Another reason for the success of match-3 games? They work on any
virtually any platform. Regardless of your gaming platform of choice —
computer, television or mobile phone — the simple graphics and intuitive
interface make it ideal for any screen size and control option, be it
mouse, controller, phone button or finger swipe. Just how versatile is
this game mechanic? There's even "Bejeweled" lottery scratch tickets,
for heaven's sakes.

Kapalka, who serves as the deep-voiced narrator in "Bejeweled," by the way, waxes a bit deeper on the appeal of match-3 games.
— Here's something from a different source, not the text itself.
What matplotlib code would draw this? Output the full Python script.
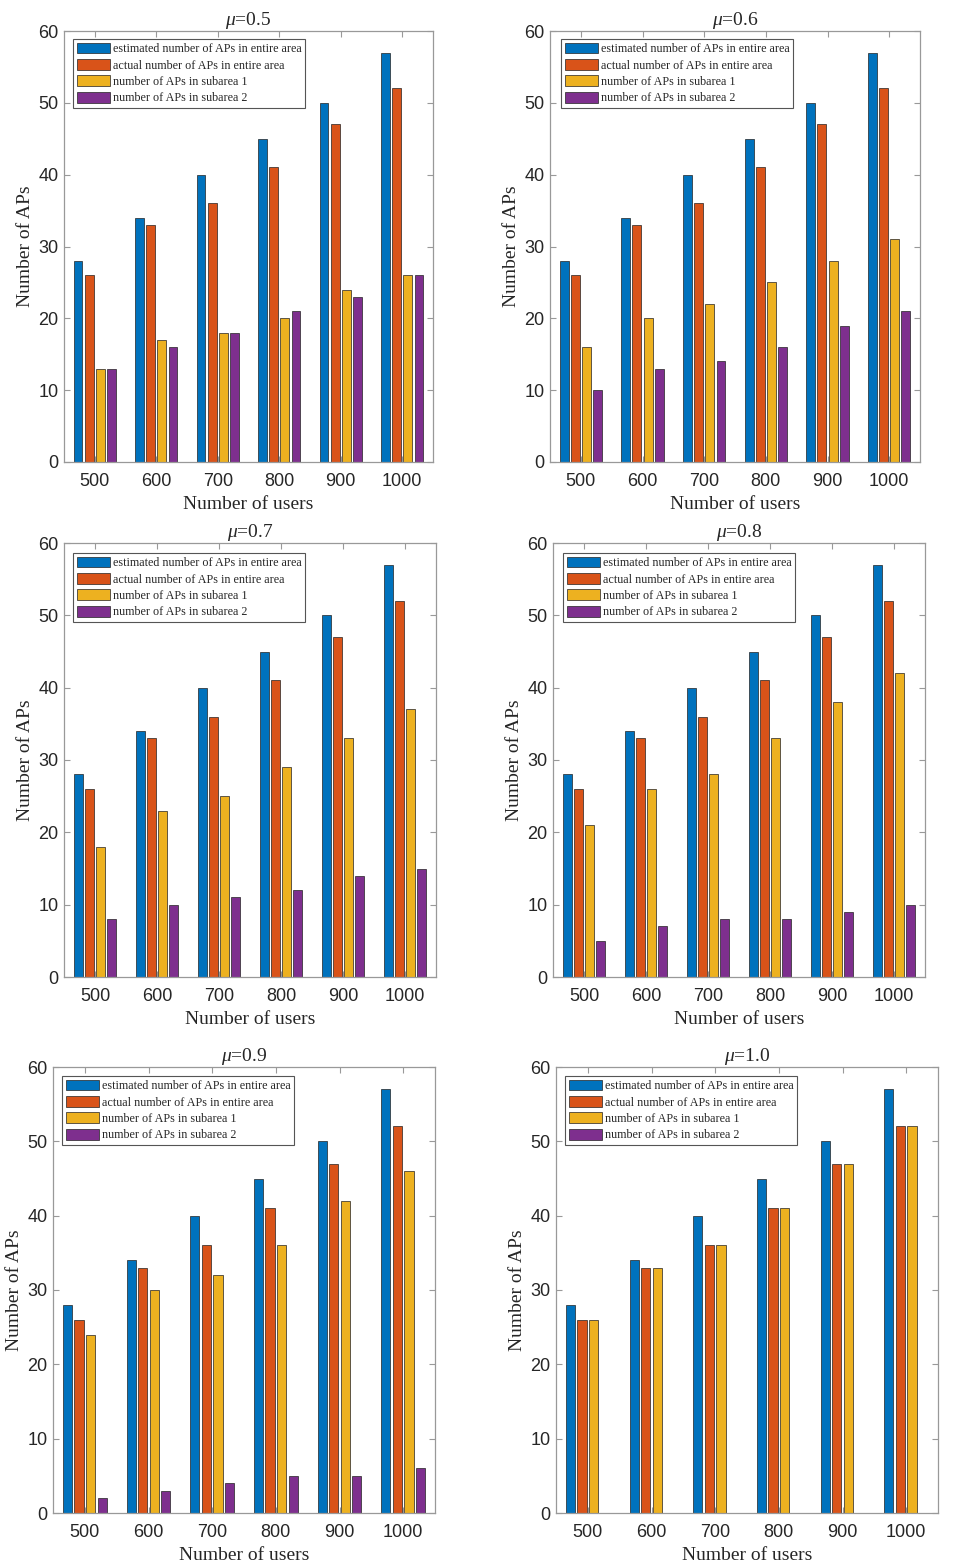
import matplotlib
matplotlib.use("Agg")
import matplotlib.pyplot as plt
import numpy as np

plt.rcParams['mathtext.fontset'] = 'custom'
plt.rcParams['mathtext.rm'] = 'Liberation Serif'
plt.rcParams['mathtext.it'] = 'Liberation Serif:italic'

users = ['500', '600', '700', '800', '900', '1000']
mus = ['0.5', '0.6', '0.7', '0.8', '0.9', '1.0']
estimated = [28, 34, 40, 45, 50, 57]
actual = [26, 33, 36, 41, 47, 52]
sub1 = {
    '0.5': [13, 17, 18, 20, 24, 26],
    '0.6': [16, 20, 22, 25, 28, 31],
    '0.7': [18, 23, 25, 29, 33, 37],
    '0.8': [21, 26, 28, 33, 38, 42],
    '0.9': [24, 30, 32, 36, 42, 46],
    '1.0': [26, 33, 36, 41, 47, 52],
}
sub2 = {
    '0.5': [13, 16, 18, 21, 23, 26],
    '0.6': [10, 13, 14, 16, 19, 21],
    '0.7': [8, 10, 11, 12, 14, 15],
    '0.8': [5, 7, 8, 8, 9, 10],
    '0.9': [2, 3, 4, 5, 5, 6],
    '1.0': [0, 0, 0, 0, 0, 0],
}
labels = ['estimated number of APs in entire area',
          'actual number of APs in entire area',
          'number of APs in subarea 1',
          'number of APs in subarea 2']
colors = ['#0072BD', '#D95319', '#EDB120', '#7E2F8E']

W, H = 958, 1568
fig = plt.figure(figsize=(W / 100, H / 100), dpi=100)

# axes boxes in pixels: x0, x1, y0(top), y1(bottom)
boxes = [(64, 433, 31, 462), (550, 920, 31, 462),
         (64, 436, 543, 977), (553, 925, 543, 977),
         (53, 435, 1067, 1513), (556, 938, 1067, 1513)]
# legend upper-left corners in pixels
leg_pos = [(73, 39), (561, 39), (73, 553), (563, 553), (62, 1076), (565, 1076)]

spine_c = '#999999'
text_c = '#262626'
gw = 4 / 5.5
slot = gw / 4
bw = slot * 0.8

for k, mu in enumerate(mus):
    x0, x1, y0, y1 = boxes[k]
    ax = fig.add_axes([x0 / W, 1 - y1 / H, (x1 - x0) / W, (y1 - y0) / H])
    x = np.arange(1, len(users) + 1)
    series = [estimated, actual, sub1[mu], sub2[mu]]
    for i, (vals, c, lab) in enumerate(zip(series, colors, labels)):
        ax.bar(x + (i - 1.5) * slot, vals, width=bw, color=c,
               edgecolor='#222222', linewidth=0.5, label=lab)
    ax.set_xlim(0.5, 6.5)
    ax.set_ylim(0, 60)
    ax.set_yticks(range(0, 61, 10))
    ax.set_xticks(x)
    ax.set_xticklabels(users)
    for s in ax.spines.values():
        s.set_color(spine_c)
        s.set_linewidth(0.9)
    ax.tick_params(direction='in', length=4, width=0.8, color=spine_c,
                   top=True, right=True, labelsize=13, labelcolor=text_c)
    ax.tick_params(axis='x', pad=8)
    ax.tick_params(axis='y', pad=4)
    for t in ax.get_xticklabels() + ax.get_yticklabels():
        t.set_fontfamily('Liberation Sans')
    ax.set_xlabel('Number of users', fontfamily='Liberation Serif',
                  fontsize=14, color=text_c, labelpad=4)
    ax.set_ylabel('Number of APs', fontfamily='Liberation Serif',
                  fontsize=14, color=text_c, labelpad=3)
    ax.set_title(r'$\mu$=' + mu, fontfamily='Liberation Serif',
                 fontsize=14, color=text_c, pad=4)
    lx, ly = leg_pos[k]
    ax_w, ax_h = x1 - x0, y1 - y0
    leg = ax.legend(loc='upper left',
                    bbox_to_anchor=((lx - x0) / ax_w, 1 - (ly - y0) / ax_h),
                    borderaxespad=0, fancybox=False, framealpha=1,
                    prop={'family': 'Liberation Serif', 'size': 8.7},
                    handlelength=2.8, handleheight=1.0, handletextpad=0.2,
                    labelspacing=0.32, borderpad=0.3)
    leg.get_frame().set_edgecolor('#555555')
    leg.get_frame().set_linewidth(0.8)
    for t in leg.get_texts():
        t.set_color(text_c)

fig.savefig('out.png', dpi=100)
"The lasting appeal of these games stems, I think, from the classic
puzzle game motivation: to bring order from chaos. Your tool for doing
that is pattern recognition: groups of three have an elemental purity to
them that makes them deeply satisfying to spot; some people theorize
that typical shooting games are a sort of training tool that appeals to
our primal hunter instincts…match-3 games may appeal on a similarly deep
level to our gathering instincts."

Whether you buy into its innate appeal, enjoy passing the time or get
a thrill out of the competitive nature of some match-3 games, the
popular puzzle genre isn't showing any signs of popping anytime soon.